##### Exercise input #####
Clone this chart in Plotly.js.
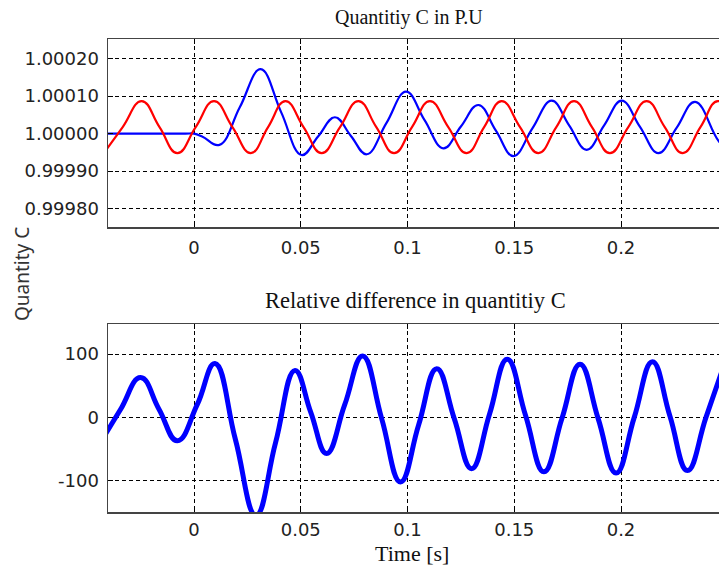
<!DOCTYPE html>
<html>
<head>
<meta charset="utf-8">
<script src="https://cdn.plot.ly/plotly-3.0.1.min.js"></script>
<style>
html, body { margin: 0; padding: 0; overflow: hidden; background: #fff; }
#chart { width: 740px; height: 570px; }
</style>
</head>
<body>
<div id="chart"></div>
<script>
// Top panel: Quantity C in P.U
const topBlueT = [-0.045, -0.02, -0.004, 0.0, 0.004, 0.0119, 0.0215, 0.0312, 0.0408, 0.0504, 0.0582, 0.066, 0.0735, 0.0809, 0.0901, 0.0993, 0.108, 0.1168, 0.125, 0.1332, 0.1414, 0.1496, 0.1585, 0.1675, 0.1757, 0.1839, 0.1921, 0.2003, 0.2089, 0.2175, 0.2261, 0.2347, 0.2459, 0.2519];
const topBlueV = [1.0, 1.0, 1.0, 1.0, 0.999992, 0.99997, 1.000071, 1.000172, 1.0000575, 0.999943, 0.999993, 1.0000437, 0.999994, 0.999945, 1.000028, 1.000112, 1.000036, 0.999961, 1.000019, 1.0000765, 1.000008, 0.99994, 1.000014, 1.000088, 1.000022, 0.999957, 1.000022, 1.000088, 1.000018, 0.999948, 1.000016, 1.000085, 0.999979, 0.99995];

const topRedT = [-0.0422, -0.0334, -0.0245, -0.01615, -0.0078, 0.00079, 0.00937, 0.018, 0.0266, 0.0347, 0.0428, 0.0513, 0.0598, 0.0684, 0.0770, 0.0854, 0.0937, 0.1021, 0.1105, 0.1191, 0.1277, 0.1359, 0.1441, 0.1527, 0.1613, 0.1697, 0.1780, 0.1864, 0.1948, 0.2034, 0.2120, 0.2205, 0.2289, 0.2372, 0.2454, 0.254];
const topRedV = [0.999948, 1.0000175, 1.000087, 1.0000175, 0.999948, 1.0000175, 1.000087, 1.0000175, 0.999948, 1.0000175, 1.000087, 1.0000175, 0.999948, 1.0000175, 1.000087, 1.0000175, 0.999948, 1.0000175, 1.000087, 1.0000175, 0.999948, 1.0000175, 1.000087, 1.0000175, 0.999948, 1.0000175, 1.000087, 1.0000175, 0.999948, 1.0000175, 1.000087, 1.0000175, 0.999948, 1.0000175, 1.000087, 1.0000175];

// Bottom panel: relative difference
const diffT = [-0.0435, -0.0345, -0.025, -0.0164, -0.0078, 0.0015, 0.0098, 0.0194, 0.029, 0.0382, 0.0473, 0.0547, 0.0621, 0.0706, 0.079, 0.0879, 0.0967, 0.1052, 0.1137, 0.1219, 0.13, 0.1384, 0.1467, 0.1553, 0.1639, 0.1724, 0.1808, 0.1893, 0.1977, 0.2062, 0.2147, 0.2229, 0.2311, 0.2398, 0.2485];
const diffV = [-38, 12, 63, 13, -37, 20, 85, -35, -155, -40, 74, 8, -57, 20, 97, -2, -102, -12, 77, -2, -81, 5, 92, 3, -86, -1, 84, -2, -88, 0, 88, 2, -84, 0, 85];

// Tick labels
const xTickVals = [0, 0.05, 0.1, 0.15, 0.2];
const xTickText = ["0", "0.05", "0.1", "0.15", "0.2"];
const topYTickVals = [0.9998, 0.9999, 1.0, 1.0001, 1.0002];
const topYTickText = ["0.99980", "0.99990", "1.00000", "1.00010", "1.00020"];
const botYTickVals = [-100, 0, 100];
const botYTickText = ["-100", "0", "100"];

const tickFont = { family: "DejaVu Sans", size: 18, color: "#222" };
const titleFont = { family: "Liberation Serif", size: 20, color: "#111" };
const bigTitleFont = { family: "Liberation Serif", size: 22.5, color: "#111" };

const traces = [
  { x: topBlueT, y: topBlueV, xaxis: "x", yaxis: "y", type: "scatter", mode: "lines",
    line: { color: "#0000ff", width: 2.2, shape: "spline", smoothing: 1.2 }, hoverinfo: "skip" },
  { x: topRedT, y: topRedV, xaxis: "x", yaxis: "y", type: "scatter", mode: "lines",
    line: { color: "#ff0000", width: 2.2, shape: "spline", smoothing: 1.3 }, hoverinfo: "skip" },
  { x: diffT, y: diffV, xaxis: "x2", yaxis: "y2", type: "scatter", mode: "lines",
    line: { color: "#0000ff", width: 5, shape: "spline", smoothing: 1.3 }, hoverinfo: "skip" }
];

const xRange = [-0.04028, 0.25105];
const commonX = {
  range: xRange, tickvals: xTickVals, ticktext: xTickText, tickfont: tickFont,
  showgrid: true, gridcolor: "#000", gridwidth: 1, griddash: "4px,3px",
  showline: true, linecolor: "#444", linewidth: 1.5, mirror: "ticks",
  ticks: "inside", ticklen: 5, tickcolor: "#000", zeroline: false, fixedrange: true
};
const commonY = {
  tickfont: tickFont,
  showgrid: true, gridcolor: "#000", gridwidth: 1, griddash: "4px,3px",
  showline: true, linecolor: "#444", linewidth: 1.5, mirror: "ticks",
  ticks: "inside", ticklen: 5, tickcolor: "#000", zeroline: false, fixedrange: true,
  ticklabelstandoff: 4
};

const layout = {
  width: 740, height: 570,
  margin: { l: 108, r: 10, t: 0, b: 0, pad: 0 },
  paper_bgcolor: "#fff", plot_bgcolor: "#fff",
  showlegend: false,
  xaxis: Object.assign({}, commonX, { anchor: "y", domain: [0, 1], ticklabelstandoff: 4 }),
  yaxis: Object.assign({}, commonY, { anchor: "x", domain: [1 - 227/570, 1 - 39/570],
    range: [0.999751, 1.0002525], tickvals: topYTickVals, ticktext: topYTickText }),
  xaxis2: Object.assign({}, commonX, { anchor: "y2", domain: [0, 1], ticklabelstandoff: 1 }),
  yaxis2: Object.assign({}, commonY, { anchor: "x2", domain: [1 - 512/570, 1 - 324/570],
    range: [-149.5, 147.5], tickvals: botYTickVals, ticktext: botYTickText }),
  annotations: [
    { text: "Quantitiy C in P.U", xref: "paper", yref: "paper", x: 0.4839, y: 1 - 18/570,
      xanchor: "center", yanchor: "middle", showarrow: false, font: titleFont },
    { text: "Relative difference in quantitiy C", xref: "paper", yref: "paper", x: 0.495, y: 1 - 300/570,
      xanchor: "center", yanchor: "middle", showarrow: false, font: bigTitleFont },
    { text: "Time [s]", xref: "paper", yref: "paper", x: 0.4895, y: 1 - 553/570,
      xanchor: "center", yanchor: "middle", showarrow: false, font: { family: "Liberation Serif", size: 22, color: "#111" } },
    { text: "Quantity C", xref: "paper", yref: "paper", x: (22 - 108)/622, y: 1 - 274/570,
      xanchor: "center", yanchor: "middle", showarrow: false, textangle: -90,
      font: { family: "Noto Sans", size: 19, color: "#333" } }
  ]
};

Plotly.newPlot("chart", traces, layout, { displayModeBar: false, staticPlot: true });
</script>
</body>
</html>
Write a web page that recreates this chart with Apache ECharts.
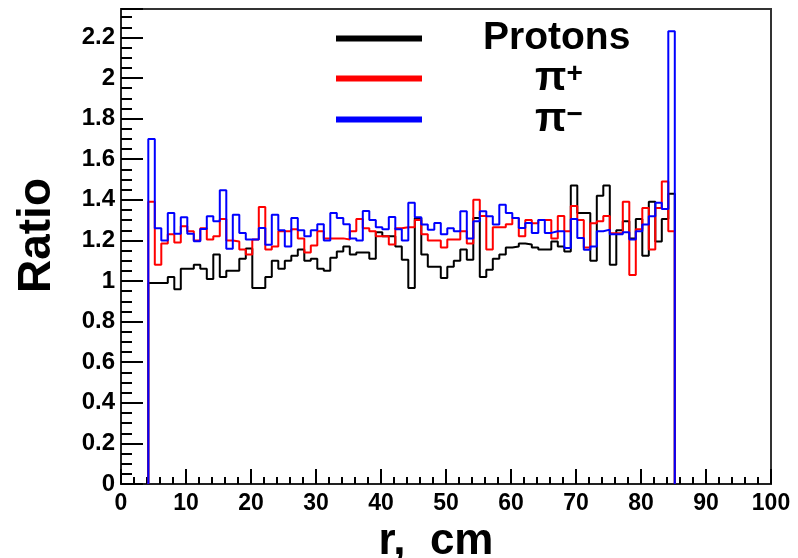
<!DOCTYPE html>
<html>
	<head>
		<meta charset="utf-8">
		<title></title>
		<script src="https://cdn.jsdelivr.net/npm/echarts@6/dist/echarts.min.js"></script>
	</head>
	<body style="margin:0">
		<div id="main" style="width: 798px;height:558px;"></div>
		<script type="text/javascript">
		// bins: 1 cm wide, first bin starts at r = 4.2 cm
		var binStart = 4.2;
		var binWidth = 1;
		var names = ['Protons', 'π+', 'π−'];
		var colors = ['#000000', '#ff0000', '#0000ff'];

		var protons = [0.99, 0.99, 0.99, 1.02, 0.96, 1.06, 1.06, 1.08, 1.06, 1.01,
			1.13, 1.02, 1.05, 1.05, 1.11, 1.16, 0.965, 0.965, 1.02, 1.10,
			1.06, 1.10, 1.125, 1.155, 1.10, 1.11, 1.06, 1.05, 1.115, 1.145,
			1.17, 1.13, 1.14, 1.14, 1.11, 1.24, 1.22, 1.22, 1.17, 1.105,
			0.965, 1.31, 1.13, 1.07, 1.07, 1.015, 1.07, 1.10, 1.155, 1.105,
			1.31, 1.02, 1.055, 1.11, 1.13, 1.165, 1.17, 1.185, 1.18, 1.165,
			1.155, 1.155, 1.195, 1.17, 1.145, 1.47, 1.335, 1.335, 1.10, 1.42,
			1.47, 1.08, 1.25, 1.295, 1.21, 1.305, 1.125, 1.39, 1.195, 1.305, 1.43];
		var piPlus = [1.39, 1.08, 1.185, 1.23, 1.19, 1.27, 1.245, 1.20, 1.26, 1.205,
			1.22, 1.305, 1.20, 1.195, 1.155, 1.13, 1.205, 1.365, 1.155, 1.17,
			1.245, 1.245, 1.255, 1.21, 1.14, 1.175, 1.245, 1.21, 1.21, 1.21,
			1.205, 1.245, 1.305, 1.26, 1.245, 1.22, 1.22, 1.18, 1.26, 1.265,
			1.265, 1.30, 1.23, 1.20, 1.20, 1.165, 1.205, 1.205, 1.245, 1.185,
			1.40, 1.32, 1.155, 1.265, 1.265, 1.28, 1.31, 1.22, 1.30, 1.285,
			1.30, 1.30, 1.21, 1.32, 1.245, 1.37, 1.30, 1.165, 1.285, 1.295,
			1.32, 1.235, 1.235, 1.39, 1.03, 1.255, 1.36, 1.155, 1.36, 1.49, 1.245];
		var piMinus = [1.70, 1.26, 1.20, 1.335, 1.233, 1.314, 1.233, 1.196, 1.256, 1.319,
			1.294, 1.447, 1.159, 1.327, 1.237, 1.204, 1.204, 1.261, 1.179, 1.327,
			1.25, 1.17, 1.31, 1.25, 1.22, 1.25, 1.28, 1.20, 1.335, 1.31,
			1.28, 1.21, 1.20, 1.345, 1.30, 1.265, 1.255, 1.315, 1.255, 1.20,
			1.385, 1.314, 1.278, 1.253, 1.286, 1.23, 1.26, 1.245, 1.344, 1.21,
			1.294, 1.344, 1.319, 1.278, 1.376, 1.335, 1.31, 1.261, 1.286, 1.237,
			1.30, 1.237, 1.245, 1.245, 1.163, 1.306, 1.212, 1.154, 1.17, 1.245,
			1.253, 1.23, 1.23, 1.24, 1.204, 1.245, 1.278, 1.319, 1.385, 1.355, 2.23];

		// histogram outline: points at bin low edges, closed down to 0 at both ends
		function steps(vals) {
			var pts = [[binStart, 0]];
			for (var i = 0; i < vals.length; i++) {
				pts.push([binStart + i * binWidth, vals[i]]);
			}
			var end = binStart + vals.length * binWidth;
			pts.push([end, vals[vals.length - 1]]);
			pts.push([end, 0]);
			return pts;
		}

		var font = '"Liberation Sans", Arial, sans-serif';
		var myChart = echarts.init(document.getElementById('main'));
		var allData = [protons, piPlus, piMinus];
		var series = [];
		for (var s = 0; s < 3; s++) {
			series.push({
				name: names[s],
				type: 'line',
				step: 'end',
				symbol: 'none',
				showSymbol: false,
				data: steps(allData[s]),
				itemStyle: { color: colors[s] },
				lineStyle: { color: colors[s], width: 2 },
				emphasis: { disabled: true }
			});
		}

		myChart.setOption({
			animation: false,
			backgroundColor: '#ffffff',
			grid: {
				left: 121, right: 27, top: 9, bottom: 74,
				outerBoundsMode: 'none',
				containLabel: false,
				show: true, borderColor: '#333', borderWidth: 2
			},
			legend: {
				orient: 'vertical',
				left: 336,
				top: 19,
				padding: 0,
				itemGap: 0,
				itemWidth: 86,
				itemHeight: 6,
				icon: 'rect',
				data: names,
				formatter: function (name) {
					if (name === 'Protons') return '{n|Protons}';
					return '{p|π}{s|' + name.slice(1) + '}';
				},
				textStyle: {
					color: '#000',
					fontFamily: font,
					fontWeight: 'bold',
					fontSize: 39,
					lineHeight: 37,
					rich: {
						n: { fontSize: 39, fontWeight: 'bold', fontFamily: font, lineHeight: 37, padding: [0, 0, 0, 56] },
						p: { fontSize: 41, fontWeight: 'bold', fontFamily: font, lineHeight: 37, padding: [0, 0, 0, 108] },
						s: { fontSize: 28, fontWeight: 'bold', fontFamily: font, lineHeight: 26, verticalAlign: 'top' }
					}
				}
			},
			xAxis: {
				type: 'value',
				min: 0,
				max: 100,
				interval: 10,
				name: 'r,  cm',
				nameLocation: 'middle',
				nameGap: 23,
				nameTextStyle: { color: '#000', fontFamily: font, fontWeight: 'bold', fontSize: 44, padding: [0, 20, 0, 0] },
				axisLine: { show: true, onZero: false, lineStyle: { color: '#222', width: 2 } },
				axisTick: { inside: true, length: 15, lineStyle: { color: '#000', width: 2 } },
				minorTick: { show: true, splitNumber: 5, length: 7, lineStyle: { color: '#000', width: 2 } },
				axisLabel: { color: '#000', fontFamily: font, fontWeight: 'bold', fontSize: 23, margin: 8 },
				splitLine: { show: false }
			},
			yAxis: {
				type: 'value',
				min: 0,
				max: 2.34,
				interval: 0.2,
				name: 'Ratio',
				nameLocation: 'middle',
				nameGap: 61,
				nameTextStyle: { color: '#000', fontFamily: font, fontWeight: 'bold', fontSize: 46, padding: [0, 0, 0, 22] },
				axisLine: { show: true, onZero: false, lineStyle: { color: '#222', width: 2 } },
				axisTick: { inside: true, length: 22, lineStyle: { color: '#000', width: 2 } },
				minorTick: { show: true, splitNumber: 4, length: 11, lineStyle: { color: '#000', width: 2 } },
				axisLabel: {
					color: '#000', fontFamily: font, fontWeight: 'bold', fontSize: 24, margin: 6,
					showMaxLabel: false,
					formatter: function (v) { return String(Math.round(v * 10) / 10); }
				},
				splitLine: { show: false }
			},
			series: series
		});
		</script>
	</body>
</html>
#####
Repeat only the lines from the one holding "Write a web" to the one holding "var colors = ['#000000', '#ff0000', '#0000ff'];", both ends included, and drop the images.

Write a web page that recreates this chart with Apache ECharts.
<!DOCTYPE html>
<html>
	<head>
		<meta charset="utf-8">
		<title></title>
		<script src="https://cdn.jsdelivr.net/npm/echarts@6/dist/echarts.min.js"></script>
	</head>
	<body style="margin:0">
		<div id="main" style="width: 798px;height:558px;"></div>
		<script type="text/javascript">
		// bins: 1 cm wide, first bin starts at r = 4.2 cm
		var binStart = 4.2;
		var binWidth = 1;
		var names = ['Protons', 'π+', 'π−'];
		var colors = ['#000000', '#ff0000', '#0000ff'];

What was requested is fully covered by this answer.